───── Material ─────
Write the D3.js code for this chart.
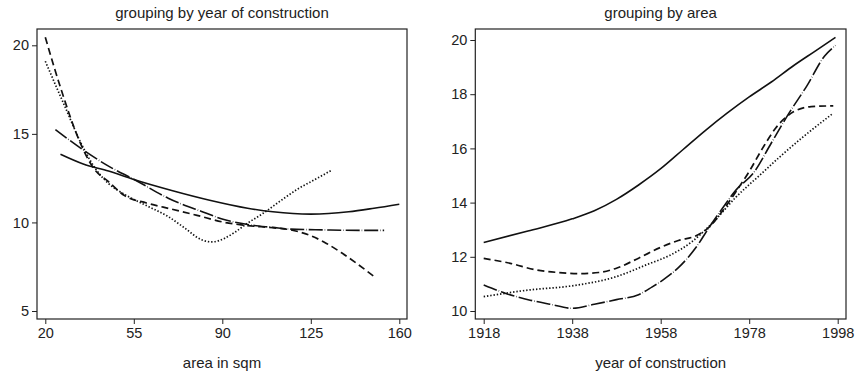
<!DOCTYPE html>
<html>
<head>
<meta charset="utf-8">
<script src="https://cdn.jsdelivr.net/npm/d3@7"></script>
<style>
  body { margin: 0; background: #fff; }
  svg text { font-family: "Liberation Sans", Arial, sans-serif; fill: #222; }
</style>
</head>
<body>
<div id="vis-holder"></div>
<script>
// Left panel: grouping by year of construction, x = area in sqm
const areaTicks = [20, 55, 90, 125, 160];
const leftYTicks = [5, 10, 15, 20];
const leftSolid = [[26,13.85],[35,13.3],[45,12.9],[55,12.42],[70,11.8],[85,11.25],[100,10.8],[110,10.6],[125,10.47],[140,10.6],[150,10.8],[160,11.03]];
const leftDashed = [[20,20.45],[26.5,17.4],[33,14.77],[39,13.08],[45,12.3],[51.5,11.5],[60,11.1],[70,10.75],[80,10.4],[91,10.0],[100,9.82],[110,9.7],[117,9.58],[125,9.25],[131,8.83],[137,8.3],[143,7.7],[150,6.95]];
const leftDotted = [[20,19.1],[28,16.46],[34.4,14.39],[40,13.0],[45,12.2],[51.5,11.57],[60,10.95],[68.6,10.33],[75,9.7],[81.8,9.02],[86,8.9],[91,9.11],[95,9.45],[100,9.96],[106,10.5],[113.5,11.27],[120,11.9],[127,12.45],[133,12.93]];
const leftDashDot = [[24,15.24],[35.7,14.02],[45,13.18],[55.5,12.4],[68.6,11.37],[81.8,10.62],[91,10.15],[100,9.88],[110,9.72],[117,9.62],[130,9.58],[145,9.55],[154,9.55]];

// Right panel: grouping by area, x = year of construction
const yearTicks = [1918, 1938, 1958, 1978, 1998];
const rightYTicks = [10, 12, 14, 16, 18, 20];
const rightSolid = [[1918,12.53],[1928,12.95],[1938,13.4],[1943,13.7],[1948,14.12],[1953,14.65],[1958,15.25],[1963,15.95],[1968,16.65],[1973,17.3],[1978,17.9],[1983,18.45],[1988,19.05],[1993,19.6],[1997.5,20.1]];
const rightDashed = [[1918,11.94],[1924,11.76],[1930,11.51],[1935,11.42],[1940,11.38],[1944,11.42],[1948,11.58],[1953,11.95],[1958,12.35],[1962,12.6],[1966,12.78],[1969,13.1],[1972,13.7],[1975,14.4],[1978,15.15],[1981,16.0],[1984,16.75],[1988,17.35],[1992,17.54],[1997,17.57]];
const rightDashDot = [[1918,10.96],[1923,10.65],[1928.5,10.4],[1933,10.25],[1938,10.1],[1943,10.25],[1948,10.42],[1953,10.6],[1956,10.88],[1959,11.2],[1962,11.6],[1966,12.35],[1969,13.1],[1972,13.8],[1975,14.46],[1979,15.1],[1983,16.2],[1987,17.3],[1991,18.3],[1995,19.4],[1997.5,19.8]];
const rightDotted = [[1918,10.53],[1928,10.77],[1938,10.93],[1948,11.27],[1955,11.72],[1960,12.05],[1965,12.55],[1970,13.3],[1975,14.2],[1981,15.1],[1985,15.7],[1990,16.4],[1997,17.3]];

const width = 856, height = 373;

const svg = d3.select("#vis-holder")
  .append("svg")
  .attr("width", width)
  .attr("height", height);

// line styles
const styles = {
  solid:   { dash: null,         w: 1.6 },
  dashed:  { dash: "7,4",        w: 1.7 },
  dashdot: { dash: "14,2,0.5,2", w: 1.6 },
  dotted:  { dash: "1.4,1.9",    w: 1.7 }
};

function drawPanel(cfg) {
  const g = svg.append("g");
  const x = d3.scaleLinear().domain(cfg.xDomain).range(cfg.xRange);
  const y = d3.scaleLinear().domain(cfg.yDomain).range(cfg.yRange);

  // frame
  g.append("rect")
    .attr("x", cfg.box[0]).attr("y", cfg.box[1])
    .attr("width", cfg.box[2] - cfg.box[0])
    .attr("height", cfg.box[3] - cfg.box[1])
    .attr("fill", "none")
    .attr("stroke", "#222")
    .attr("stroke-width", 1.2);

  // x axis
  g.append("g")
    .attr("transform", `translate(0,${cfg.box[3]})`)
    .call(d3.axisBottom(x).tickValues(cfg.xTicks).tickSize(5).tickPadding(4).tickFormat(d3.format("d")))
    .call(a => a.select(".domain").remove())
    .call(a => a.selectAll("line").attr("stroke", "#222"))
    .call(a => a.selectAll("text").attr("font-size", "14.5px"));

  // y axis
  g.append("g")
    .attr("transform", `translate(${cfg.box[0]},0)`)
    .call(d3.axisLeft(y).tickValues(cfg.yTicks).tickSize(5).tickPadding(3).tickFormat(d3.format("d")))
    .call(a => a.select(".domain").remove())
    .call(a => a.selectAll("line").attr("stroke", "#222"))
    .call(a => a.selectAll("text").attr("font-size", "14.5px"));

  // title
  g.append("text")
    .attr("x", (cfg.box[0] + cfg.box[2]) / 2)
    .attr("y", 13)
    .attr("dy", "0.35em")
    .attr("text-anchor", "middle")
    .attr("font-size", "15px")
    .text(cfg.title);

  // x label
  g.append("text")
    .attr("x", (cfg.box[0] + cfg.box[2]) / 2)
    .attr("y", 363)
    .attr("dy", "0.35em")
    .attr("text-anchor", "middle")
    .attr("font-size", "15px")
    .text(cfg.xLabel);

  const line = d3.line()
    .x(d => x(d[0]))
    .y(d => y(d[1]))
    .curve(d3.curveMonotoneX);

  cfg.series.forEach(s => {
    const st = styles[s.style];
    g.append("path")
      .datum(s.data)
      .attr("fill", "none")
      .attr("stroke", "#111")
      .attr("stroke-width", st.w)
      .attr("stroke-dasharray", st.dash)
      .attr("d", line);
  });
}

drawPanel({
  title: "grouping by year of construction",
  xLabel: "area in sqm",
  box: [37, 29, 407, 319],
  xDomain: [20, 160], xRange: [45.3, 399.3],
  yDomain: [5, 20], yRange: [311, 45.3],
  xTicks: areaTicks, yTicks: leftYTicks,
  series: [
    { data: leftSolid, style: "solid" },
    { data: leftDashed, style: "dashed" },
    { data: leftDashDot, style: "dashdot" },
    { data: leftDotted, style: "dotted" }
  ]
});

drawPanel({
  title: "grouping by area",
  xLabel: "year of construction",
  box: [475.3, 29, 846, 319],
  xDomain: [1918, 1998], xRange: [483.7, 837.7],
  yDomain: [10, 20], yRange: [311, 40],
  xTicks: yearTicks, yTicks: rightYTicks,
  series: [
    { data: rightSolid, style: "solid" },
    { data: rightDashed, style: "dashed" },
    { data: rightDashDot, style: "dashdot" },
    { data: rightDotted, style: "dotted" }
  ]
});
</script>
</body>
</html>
─────
| Short problem |
Copy the whole listing above word for word but do not carry over the pictures.

| Reply |
Write the D3.js code for this chart.
<!DOCTYPE html>
<html>
<head>
<meta charset="utf-8">
<script src="https://cdn.jsdelivr.net/npm/d3@7"></script>
<style>
  body { margin: 0; background: #fff; }
  svg text { font-family: "Liberation Sans", Arial, sans-serif; fill: #222; }
</style>
</head>
<body>
<div id="vis-holder"></div>
<script>
// Left panel: grouping by year of construction, x = area in sqm
const areaTicks = [20, 55, 90, 125, 160];
const leftYTicks = [5, 10, 15, 20];
const leftSolid = [[26,13.85],[35,13.3],[45,12.9],[55,12.42],[70,11.8],[85,11.25],[100,10.8],[110,10.6],[125,10.47],[140,10.6],[150,10.8],[160,11.03]];
const leftDashed = [[20,20.45],[26.5,17.4],[33,14.77],[39,13.08],[45,12.3],[51.5,11.5],[60,11.1],[70,10.75],[80,10.4],[91,10.0],[100,9.82],[110,9.7],[117,9.58],[125,9.25],[131,8.83],[137,8.3],[143,7.7],[150,6.95]];
const leftDotted = [[20,19.1],[28,16.46],[34.4,14.39],[40,13.0],[45,12.2],[51.5,11.57],[60,10.95],[68.6,10.33],[75,9.7],[81.8,9.02],[86,8.9],[91,9.11],[95,9.45],[100,9.96],[106,10.5],[113.5,11.27],[120,11.9],[127,12.45],[133,12.93]];
const leftDashDot = [[24,15.24],[35.7,14.02],[45,13.18],[55.5,12.4],[68.6,11.37],[81.8,10.62],[91,10.15],[100,9.88],[110,9.72],[117,9.62],[130,9.58],[145,9.55],[154,9.55]];

// Right panel: grouping by area, x = year of construction
const yearTicks = [1918, 1938, 1958, 1978, 1998];
const rightYTicks = [10, 12, 14, 16, 18, 20];
const rightSolid = [[1918,12.53],[1928,12.95],[1938,13.4],[1943,13.7],[1948,14.12],[1953,14.65],[1958,15.25],[1963,15.95],[1968,16.65],[1973,17.3],[1978,17.9],[1983,18.45],[1988,19.05],[1993,19.6],[1997.5,20.1]];
const rightDashed = [[1918,11.94],[1924,11.76],[1930,11.51],[1935,11.42],[1940,11.38],[1944,11.42],[1948,11.58],[1953,11.95],[1958,12.35],[1962,12.6],[1966,12.78],[1969,13.1],[1972,13.7],[1975,14.4],[1978,15.15],[1981,16.0],[1984,16.75],[1988,17.35],[1992,17.54],[1997,17.57]];
const rightDashDot = [[1918,10.96],[1923,10.65],[1928.5,10.4],[1933,10.25],[1938,10.1],[1943,10.25],[1948,10.42],[1953,10.6],[1956,10.88],[1959,11.2],[1962,11.6],[1966,12.35],[1969,13.1],[1972,13.8],[1975,14.46],[1979,15.1],[1983,16.2],[1987,17.3],[1991,18.3],[1995,19.4],[1997.5,19.8]];
const rightDotted = [[1918,10.53],[1928,10.77],[1938,10.93],[1948,11.27],[1955,11.72],[1960,12.05],[1965,12.55],[1970,13.3],[1975,14.2],[1981,15.1],[1985,15.7],[1990,16.4],[1997,17.3]];

const width = 856, height = 373;

const svg = d3.select("#vis-holder")
  .append("svg")
  .attr("width", width)
  .attr("height", height);

// line styles
const styles = {
  solid:   { dash: null,         w: 1.6 },
  dashed:  { dash: "7,4",        w: 1.7 },
  dashdot: { dash: "14,2,0.5,2", w: 1.6 },
  dotted:  { dash: "1.4,1.9",    w: 1.7 }
};

function drawPanel(cfg) {
  const g = svg.append("g");
  const x = d3.scaleLinear().domain(cfg.xDomain).range(cfg.xRange);
  const y = d3.scaleLinear().domain(cfg.yDomain).range(cfg.yRange);

  // frame
  g.append("rect")
    .attr("x", cfg.box[0]).attr("y", cfg.box[1])
    .attr("width", cfg.box[2] - cfg.box[0])
    .attr("height", cfg.box[3] - cfg.box[1])
    .attr("fill", "none")
    .attr("stroke", "#222")
    .attr("stroke-width", 1.2);

  // x axis
  g.append("g")
    .attr("transform", `translate(0,${cfg.box[3]})`)
    .call(d3.axisBottom(x).tickValues(cfg.xTicks).tickSize(5).tickPadding(4).tickFormat(d3.format("d")))
    .call(a => a.select(".domain").remove())
    .call(a => a.selectAll("line").attr("stroke", "#222"))
    .call(a => a.selectAll("text").attr("font-size", "14.5px"));

  // y axis
  g.append("g")
    .attr("transform", `translate(${cfg.box[0]},0)`)
    .call(d3.axisLeft(y).tickValues(cfg.yTicks).tickSize(5).tickPadding(3).tickFormat(d3.format("d")))
    .call(a => a.select(".domain").remove())
    .call(a => a.selectAll("line").attr("stroke", "#222"))
    .call(a => a.selectAll("text").attr("font-size", "14.5px"));

  // title
  g.append("text")
    .attr("x", (cfg.box[0] + cfg.box[2]) / 2)
    .attr("y", 13)
    .attr("dy", "0.35em")
    .attr("text-anchor", "middle")
    .attr("font-size", "15px")
    .text(cfg.title);

  // x label
  g.append("text")
    .attr("x", (cfg.box[0] + cfg.box[2]) / 2)
    .attr("y", 363)
    .attr("dy", "0.35em")
    .attr("text-anchor", "middle")
    .attr("font-size", "15px")
    .text(cfg.xLabel);

  const line = d3.line()
    .x(d => x(d[0]))
    .y(d => y(d[1]))
    .curve(d3.curveMonotoneX);

  cfg.series.forEach(s => {
    const st = styles[s.style];
    g.append("path")
      .datum(s.data)
      .attr("fill", "none")
      .attr("stroke", "#111")
      .attr("stroke-width", st.w)
      .attr("stroke-dasharray", st.dash)
      .attr("d", line);
  });
}

drawPanel({
  title: "grouping by year of construction",
  xLabel: "area in sqm",
  box: [37, 29, 407, 319],
  xDomain: [20, 160], xRange: [45.3, 399.3],
  yDomain: [5, 20], yRange: [311, 45.3],
  xTicks: areaTicks, yTicks: leftYTicks,
  series: [
    { data: leftSolid, style: "solid" },
    { data: leftDashed, style: "dashed" },
    { data: leftDashDot, style: "dashdot" },
    { data: leftDotted, style: "dotted" }
  ]
});

drawPanel({
  title: "grouping by area",
  xLabel: "year of construction",
  box: [475.3, 29, 846, 319],
  xDomain: [1918, 1998], xRange: [483.7, 837.7],
  yDomain: [10, 20], yRange: [311, 40],
  xTicks: yearTicks, yTicks: rightYTicks,
  series: [
    { data: rightSolid, style: "solid" },
    { data: rightDashed, style: "dashed" },
    { data: rightDashDot, style: "dashdot" },
    { data: rightDotted, style: "dotted" }
  ]
});
</script>
</body>
</html>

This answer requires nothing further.